» **What the exercise asks**
Write the records below out again exactly as given, with no images.
## BEGIN The data
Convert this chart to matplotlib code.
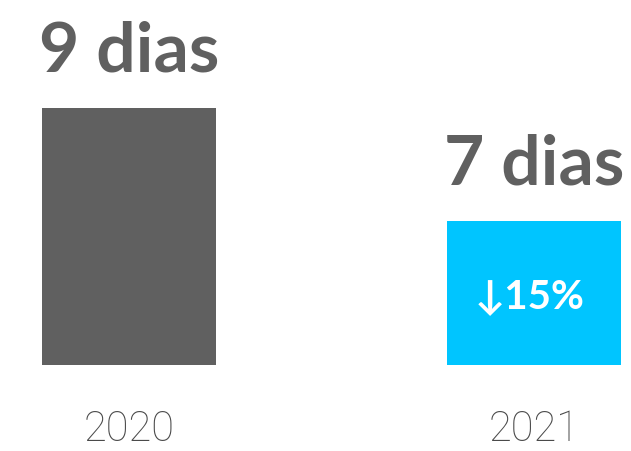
import matplotlib
matplotlib.use("Agg")
import matplotlib.pyplot as plt
import matplotlib.transforms as mtransforms

# Average resolution time per year
years = ["2020", "2021"]
days = [9, 7]
value_labels = ["9 dias", "7 dias"]
change_label = "\u219315%"
colors = ["#606060", "#00C5FF"]

base = 4.45  # bars start here, not at zero

fig = plt.figure(figsize=(6.31, 4.51), dpi=100)
ax = fig.add_axes([0, 0, 1, 1])
ax.set_xlim(-0.3197, 1.244)
ax.set_ylim(2.93, 10.91)
ax.axis("off")

x = [0, 1.0037]
bars = ax.bar(x, [d - base for d in days], bottom=base, width=0.43,
              color=colors)

for xi, d, lab in zip(x, days, value_labels):
    ax.annotate(lab, (xi, d), xytext=(0, 26), textcoords="offset points",
                ha="center", va="baseline", fontsize=50, color="#606060",
                fontweight="bold", family=["Lato", "DejaVu Sans"])

trans = mtransforms.blended_transform_factory(ax.transData, ax.transAxes)
for xi, yr in zip(x, years):
    ax.text(xi, 0.022, yr, transform=trans, ha="center", va="baseline",
            fontsize=30, color="#4a4a4a", fontweight="light",
            family=["Roboto", "DejaVu Sans"])

ax.text(x[1] - 0.01, (days[1] + base) / 2 - 0.06, change_label, ha="center",
        va="center", fontsize=29, color="white", fontweight="bold",
        family=["Lato", "DejaVu Sans"])

fig.savefig("out.png", dpi=100)
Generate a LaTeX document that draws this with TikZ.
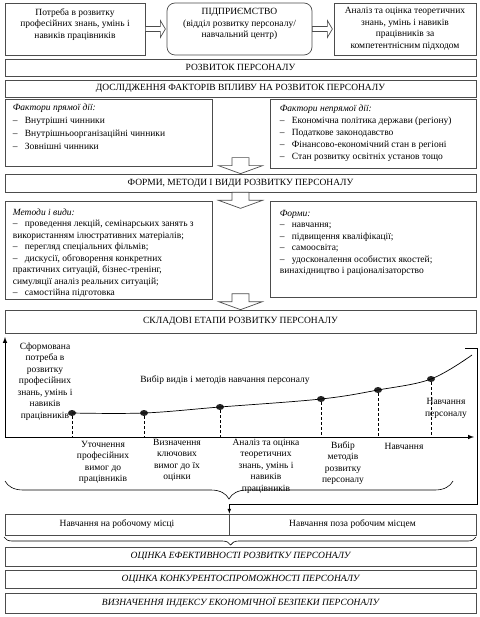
## END The data
» **Solution to this task**
Convert this chart to matplotlib code.
import matplotlib
matplotlib.use("Agg")
import matplotlib.pyplot as plt
import matplotlib.transforms as mtransforms

# Average resolution time per year
years = ["2020", "2021"]
days = [9, 7]
value_labels = ["9 dias", "7 dias"]
change_label = "\u219315%"
colors = ["#606060", "#00C5FF"]

base = 4.45  # bars start here, not at zero

fig = plt.figure(figsize=(6.31, 4.51), dpi=100)
ax = fig.add_axes([0, 0, 1, 1])
ax.set_xlim(-0.3197, 1.244)
ax.set_ylim(2.93, 10.91)
ax.axis("off")

x = [0, 1.0037]
bars = ax.bar(x, [d - base for d in days], bottom=base, width=0.43,
              color=colors)

for xi, d, lab in zip(x, days, value_labels):
    ax.annotate(lab, (xi, d), xytext=(0, 26), textcoords="offset points",
                ha="center", va="baseline", fontsize=50, color="#606060",
                fontweight="bold", family=["Lato", "DejaVu Sans"])

trans = mtransforms.blended_transform_factory(ax.transData, ax.transAxes)
for xi, yr in zip(x, years):
    ax.text(xi, 0.022, yr, transform=trans, ha="center", va="baseline",
            fontsize=30, color="#4a4a4a", fontweight="light",
            family=["Roboto", "DejaVu Sans"])

ax.text(x[1] - 0.01, (days[1] + base) / 2 - 0.06, change_label, ha="center",
        va="center", fontsize=29, color="white", fontweight="bold",
        family=["Lato", "DejaVu Sans"])

fig.savefig("out.png", dpi=100)
Generate a LaTeX document that draws this with TikZ.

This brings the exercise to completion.